Les inscrits qui vivent en couple ont participé plus souvent aux élections de 2022 (89 % ont voté au moins une fois) que les autres (77 %). En effet, les âges auxquels l’on vit le plus fréquemment en couple sont proches de ceux où la participation est la plus élevée. Mais cela n’explique pas tout : «toutes choses égales par ailleurs», vivre en couple a un effet d’entraînement sur le vote. Ces écarts selon les situations sociales et familiales constatés sur la participation électorale s’additionnent avec ceux observés, plus en amont, sur l’inscription sur les listes électorales.
La Nouvelle Aquitaine, bonne élève de la participation
Le vote systématique est plus fréquent en Nouvelle-Aquitaine (42 % en 2022, contre 36 % en France). C’est également le cas dans deux autres régions de la façade atlantique, la Bretagne et les Pays de la Loire (39 %) et dans une moindre mesure, en Occitanie et Bourgogne-Franche-Comté (38 %). Enfin, sans surprise, l’INSEE notent que les inscrits vivant dans un quartier prioritaire de la politique de la ville (QPV) se sont abstenus deux fois plus souvent aux deux scrutins nationaux : 29 % en 2022, contre 16 % pour ceux résidant en dehors d’un QPV. Cela s’explique surtout par leurs caractéristiques sociodémographiques. Ils sont en effet à la fois plus jeunes et moins diplômés, ont un niveau de vie plus faible, caractéristiques associées à une moindre participation aux votes. À caractéristiques sociales identiques, les différences entre résidents des QPV et autres habitants sont très nettement atténuées.
Le vote systématique est un peu plus fréquent parmi les inscrits résidant en zone rurale (39 %) que parmi ceux qui résident en zone urbaine (35 %), plus jeunes mais aussi plus diplômés.
Les enseignements politiques de cette étude
Le succès de participation à l’élection présidentielle, même si elle décroit avec le temps, s’explique sans doute à la fois par le rôle politique central joué par le Président de la République dans nos institutions et par son mode de scrutin qui en fait le seul élu commun à tous les Français. Pour ces raisons, cette élection bénéficie d’une couverture médiatique qui contribue certainement, au-delà des enjeux eux-mêmes, à mobiliser l’électorat. L’élection législative ne bénéficie pas au plan local de la même couverture et le député ne jouit pas non plus de la même notoriété auprès des électeurs.
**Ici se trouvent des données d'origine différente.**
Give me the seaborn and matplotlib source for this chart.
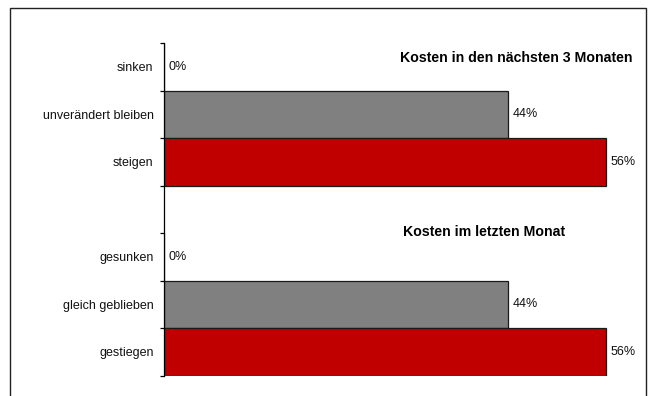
import matplotlib
matplotlib.use("Agg")
import matplotlib.pyplot as plt
from matplotlib.patches import Rectangle
from matplotlib.ticker import FixedLocator
import seaborn as sns
import pandas as pd

# --- data ---
categories = ["sinken", "unverändert bleiben", "steigen", " ",
              "gesunken", "gleich geblieben", "gestiegen"]
bar_categories = ["sinken", "unverändert bleiben", "steigen",
                  "gesunken", "gleich geblieben", "gestiegen"]
values = [0, 43.75, 56.25, 0, 43.75, 56.25]
bar_colors = ["#808080", "#808080", "#C00000", "#808080", "#808080", "#C00000"]
titles = ["Kosten in den nächsten 3 Monaten", "Kosten im letzten Monat"]

sns.set_theme(style="white")
plt.rcParams["font.family"] = ["Liberation Sans", "DejaVu Sans"]

W, H = 656, 396
fig = plt.figure(figsize=(W / 100, H / 100), dpi=100)
ax_left, ax_right = 164, 635.5
ax_top, ax_bottom = 43, 375.5
ax = fig.add_axes([ax_left / W, 1 - ax_bottom / H,
                   (ax_right - ax_left) / W, (ax_bottom - ax_top) / H])

df = pd.DataFrame({"cat": bar_categories, "val": values})
palette = dict(zip(bar_categories, bar_colors))
sns.barplot(data=df, x="val", y="cat", hue="cat", order=categories,
            hue_order=bar_categories, palette=palette, legend=False,
            width=1.0, edgecolor="#1a1a1a", linewidth=0.9, saturation=1,
            ax=ax)

ax.set_xlim(0, 60)
ax.set_ylim(len(categories) - 0.5, -0.5)
ax.set_xlabel("")
ax.set_ylabel("")
ax.set_xticks([])
ax.set_yticks(range(len(categories)))
ax.set_yticklabels(categories, fontsize=9, color="#111111")
ax.tick_params(axis="y", which="major", length=0, pad=7.5)
ax.yaxis.set_minor_locator(FixedLocator([i - 0.5 for i in range(len(categories) + 1)]))
ax.tick_params(axis="y", which="minor", length=3, width=0.9, color="black", left=True)

for s in ["top", "right", "bottom"]:
    ax.spines[s].set_visible(False)
ax.spines["left"].set_color("black")
ax.spines["left"].set_linewidth(0.9)

for cat, v in zip(bar_categories, values):
    ax.annotate(f"{v:.0f}%", xy=(v, categories.index(cat)), xytext=(3.5, 0),
                textcoords="offset points", va="center", ha="left",
                fontsize=9, color="#111111")

ax.text(0.500, 0.955, titles[0], transform=ax.transAxes, ha="left",
        va="center", fontsize=10.2, fontweight="bold", color="black")
ax.text(0.506, 0.4316, titles[1], transform=ax.transAxes, ha="left",
        va="center", fontsize=10.2, fontweight="bold", color="black")

fig.patches.append(Rectangle((10 / W, -0.1), (646 - 10) / W, 1 - 8 / H + 0.1,
                             transform=fig.transFigure, fill=False,
                             edgecolor="#222222", linewidth=1))

fig.savefig("out.png", dpi=100)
Sans doute, l’inversion du calendrier électoral, qui fait de l’élection législative plus ou moins un vote de confirmation du résultat 40 jours plus tard, contribue-t-elle, avec la lassitude, à réduire la participation.
Ceci dit, les enseignements sociologiques à retirer de cette étude de l’INSEE vont au-delà : on y voit émerger deux France : l’une plutôt adulte, relativement aisée et diplômée qui vote et une autre, aux deux extrémités de la pyramide des âges, en situation économique et sociale plus précaire et moins diplômée qui vote moins et de manière beaucoup plus intermittente. Cette observation ne peut qu’interroger sur la manière à la fois dont la politique est ainsi démocratiquement fondée mais aussi sur les moyens de sensibiliser les électeurs les plus éloignés à l’importance de leur rôle citoyen.